La vente de joueurs constitue la principale source de revenus de Diambars qui compte également sur les indemnités de formation sur les transferts de ses ex-pensionnaires tout au long de leur carrière. “Cette prime est fixée entre 5 et 10 %” des transferts souvent à coup de millions d’euros sur le mercato européen, précise Chérif Sow.
Académies à foison
Diambars n’est pas la première académie de l’ère moderne du football sénégalais. Avant elle, Génération Foot fondée en 2000, peut se prévaloir d’avoir eu le même succès. Elle a offert au Sénégal Sadio Mané, l’un des plus grands footballeurs de l’histoire du pays et une autre génération de footballeurs talentueux.
En formant pléthore de talents, les académies ont largement contribué aux récents succès du football sénégalais. “Ce n’est pas un hasard. Les joueurs de l’équipe nationale sont bien formés soit ici soit en Europe. Cela fait toute la différence. C’est ce qui fait la force du Sénégal. Depuis 20 ans, on a investi dans le football des jeunes. En Afrique, à part les pays maghrébins qui copient le modèle occidental, il y a peu de pays africains qui ont commencé à anticiper la formation des jeunes”, renchérit Cheikh Moussa Camara.
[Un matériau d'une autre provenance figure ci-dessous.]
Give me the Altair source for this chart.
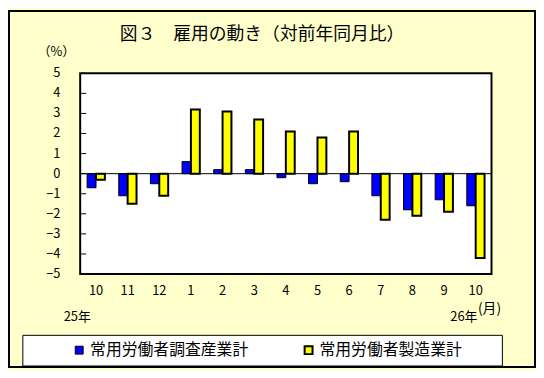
import altair as alt
import pandas as pd

# ---- data ----
periods = ["25/10", "25/11", "25/12", "26/1", "26/2", "26/3", "26/4",
           "26/5", "26/6", "26/7", "26/8", "26/9", "26/10"]
series_names = ["常用労働者調査産業計", "常用労働者製造業計"]
survey_total = [-0.7, -1.1, -0.5, 0.6, 0.2, 0.2, -0.2, -0.5, -0.4, -1.1, -1.8, -1.3, -1.6]
manufacturing = [-0.3, -1.5, -1.1, 3.2, 3.1, 2.7, 2.1, 1.8, 2.1, -2.3, -2.1, -1.9, -4.2]
y_ticks = [-5, -4, -3, -2, -1, 0, 1, 2, 3, 4, 5]
title_text = "図３　雇用の動き（対前年同月比）"
unit_y = "（%）"
unit_x = "(月)"
year_start = "25年"
year_end = "26年"

rows = []
for p, a, b in zip(periods, survey_total, manufacturing):
    rows.append({"period": p, "series": series_names[0], "value": a})
    rows.append({"period": p, "series": series_names[1], "value": b})
df = pd.DataFrame(rows)
ticks_df = pd.DataFrame({"value": y_ticks})
zero_df = pd.DataFrame({"value": [0]})
one = pd.DataFrame({"k": [0]})

W, H = 416, 203
PR = 45
FONT = "Noto Sans CJK JP"

x_enc = alt.X(
    "period:N", sort=periods,
    scale=alt.Scale(paddingInner=0, paddingOuter=0),
    axis=alt.Axis(title=None, labelAngle=0, labelExpr="split(datum.label, '/')[1]",
                  ticks=False, domain=False, labelPadding=11, labelFontSize=13,
                  labelFont=FONT, labelColor="black", labelFontWeight="normal"),
)
y_scale = alt.Scale(domain=[-5, 5], nice=False, zero=False)

# outer frame and legend box
frame = alt.Chart(one).mark_rect(fillOpacity=0, stroke="black", strokeWidth=2).encode(
    x=alt.value(-72), x2=alt.value(W + PR - 1), y=alt.value(-63), y2=alt.value(H + 94)
)
legend_box = alt.Chart(one).mark_rect(fill="white", stroke="black", strokeWidth=1).encode(
    x=alt.value(-58), x2=alt.value(427), y=alt.value(265), y2=alt.value(296)
)

bars = alt.Chart(df).mark_bar(stroke="black").encode(
    x=x_enc,
    xOffset=alt.XOffset("series:N", sort=series_names,
                        scale=alt.Scale(paddingInner=0, paddingOuter=0.78)),
    y=alt.Y("value:Q", scale=y_scale, axis=None),
    color=alt.Color("series:N", sort=series_names,
                    scale=alt.Scale(domain=series_names, range=["#0000FF", "#FFFF00"]),
                    legend=alt.Legend(title=None, orient="none", legendX=-9, legendY=272,
                                      direction="horizontal", labelFont=FONT,
                                      labelFontSize=16, labelColor="black", labelLimit=0,
                                      symbolType="square", symbolSize=64,
                                      symbolStrokeColor="black", symbolStrokeWidth=1.2,
                                      symbolOpacity=1,
                                      labelOffset=3, columnPadding=52, padding=0)),
    strokeWidth=alt.StrokeWidth("series:N",
                                scale=alt.Scale(domain=series_names, range=[1, 2]),
                                legend=None),
)

zero_rule = alt.Chart(zero_df).mark_rule(color="black", strokeWidth=1).encode(
    y=alt.Y("value:Q", scale=y_scale, axis=None)
)

inner_ticks = alt.Chart(ticks_df).mark_rule(color="black", strokeWidth=1).encode(
    y=alt.Y("value:Q", scale=y_scale, axis=None), x=alt.value(1), x2=alt.value(6)
)

y_labels = alt.Chart(ticks_df).mark_text(
    font=FONT, fontSize=13, color="black", align="right", baseline="middle"
).encode(
    y=alt.Y("value:Q", scale=y_scale, axis=None),
    x=alt.value(-20),
    text=alt.Text("value:Q", format="d"),
)

def label(txt, x, y, size, align="center"):
    return alt.Chart(one).mark_text(font=FONT, fontSize=size, color="black",
                                    align=align, baseline="middle").encode(
        x=alt.value(x), y=alt.value(y), text=alt.value(txt))

title = label(title_text, 184, -39, 18)
pct = label(unit_y, -24, -22, 13)
ys = label(year_start, -3, 246, 13)
ye = label(year_end, 388, 246, 13)
mon = label(unit_x, 414, 238, 14)

chart = alt.layer(
    frame, legend_box, bars, zero_rule, inner_ticks, y_labels, title, pct, ys, ye, mon
).properties(
    width=W, height=H,
    autosize=alt.AutoSizeParams(type="none"),
    padding={"left": 73, "top": 64, "right": PR, "bottom": 95},
    background="#FFFFCC",
).configure_view(
    fill="white", stroke="black", strokeWidth=2
)

chart.save("out.html", embed_options={"renderer": "svg", "actions": False})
Plusieurs clubs européens ont ainsi sauté sur l’occasion en nouant des partenariats avec les académies sénégalaises. Diambars collabore avec l’Olympique de Marseille, Génération Foot avec le FC Metz. Dakar Sacré Cœur, une autre académie érigée dans la capitale sénégalaise, s’est alliée avec l’Olympique lyonnais.
Le Sénégal a également attiré le Paris Saint-Germain. En mai 2021, une académie de football a été inaugurée à Ngaparou à 80 kilomètres au sud de Dakar par le club français. Plusieurs autres centres de formation appartenant notamment à d’anciens footballeurs sénégalais vont sortir de terre dans les années à venir. L’ancien international Demba Ba a ainsi investi trois millions d’euros pour la construction d’un centre en passe de faire du Sénégal le nouveau hub ouest-africain de formation des jeunes footballeurs.